Calvin Edward Ramsburg
An award-winning abstract artist, Calvin Edward Ramsburg has shown his work in solo and group exhibitions in America, Europe and Mexico. His paintings, executed in acrylic, combine drawing and brushwork, and are derived from a combination of personal events and environments he has known throughout his life. He is a career artist, educator and arts advocate.

Jennifer Shoemaker
Jennifer Shoemaker has always been an artist and as she explains, “I think in color. I find that I can say things with shapes and colors that I cannot say in words. My art draws inspiration from the world around me, particularly landscapes. I paint maps of undiscovered places and leap with no fear to explore the mysteries of the heart and mind, and bring back a tangible souvenir.” Graduating in 2002 from Frederick Community College with an Associate Degree in art, she was a member of the Blue Elephant Art Gallery for several years, and participated in the first Frederick Artomatic. In addition to showing her work at Artomatic, she has also exhibited her artwork at Frederick Community College and Unique Optique in Frederick, MD.

Brian Truesdale
Brian Truesdale’s artistic practice requires periods of study and reflection and periods of intense application. A painter for several years, his works are a continuous search to find the meaning from the noise and texture.

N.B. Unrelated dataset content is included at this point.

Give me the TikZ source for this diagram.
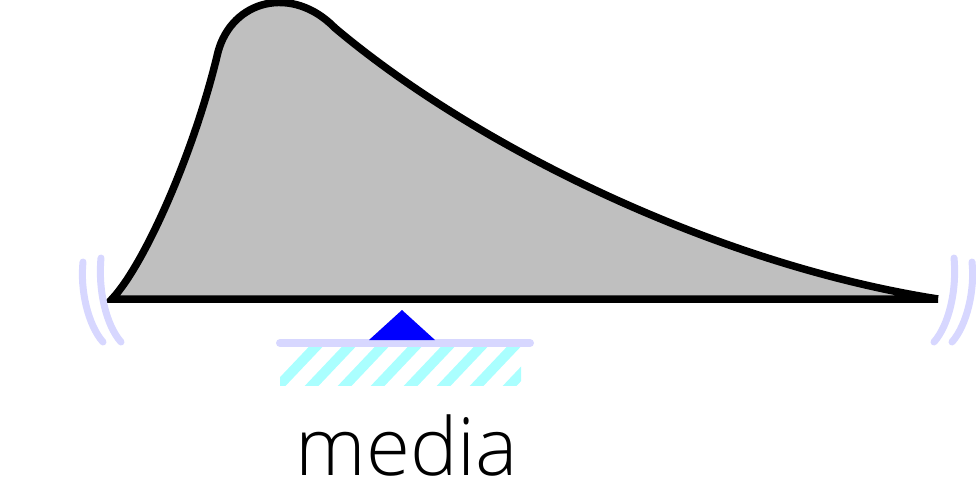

The pieces challenge the viewer find and develop the focal point, much like finding a beacon in the chaotic noise of life. As Brian explains, “In Abstract Expressionist art, you are free from the constraints of everyday objects – no trees, no birds, no clouds – nothing you already have a preconceived feeling about. You have the opportunity to respond to the image completely fresh – as something you have truly never seen before, something you don’t have any words to describe… I need to allow for both moments of spontaneity to bring the painting alive and analysis to build the composition.”

Mai Vo-Dinh
Mai Vo-Dinh was born in 1933 in Hue, Vietnam. His paintings and woodblocks have been exhibited throughout Asia, Europe, Canada and the United States, resulting in over 50 one-man exhibitions. An author, translator and illustrator, he had over 40 books to his credit. He and Helen Coutant shared the prestigious Christopher Award for the book First Snow and he was a recipient of the Literature Program Fellowship from the National Endowment of the Arts. Some of the children’s books Mai illustrated include The Coconut Monk; The Hermit and the Well; Angel Child, Dragon Child; The Brocaded Slipped and Other Vietnamese Tales; The Land I Lost: Adventures of a Boy in Vietnam; and A Thousand Pails of Water, which he co-wrote.

Brian Walker
Brian Walker’s approach to art is a product of post-war industrialism, suburban conscience and Warhol. He loves abstract expressionism, Blue Note jazz and the seventies. His work is a reflection of these elements and much more.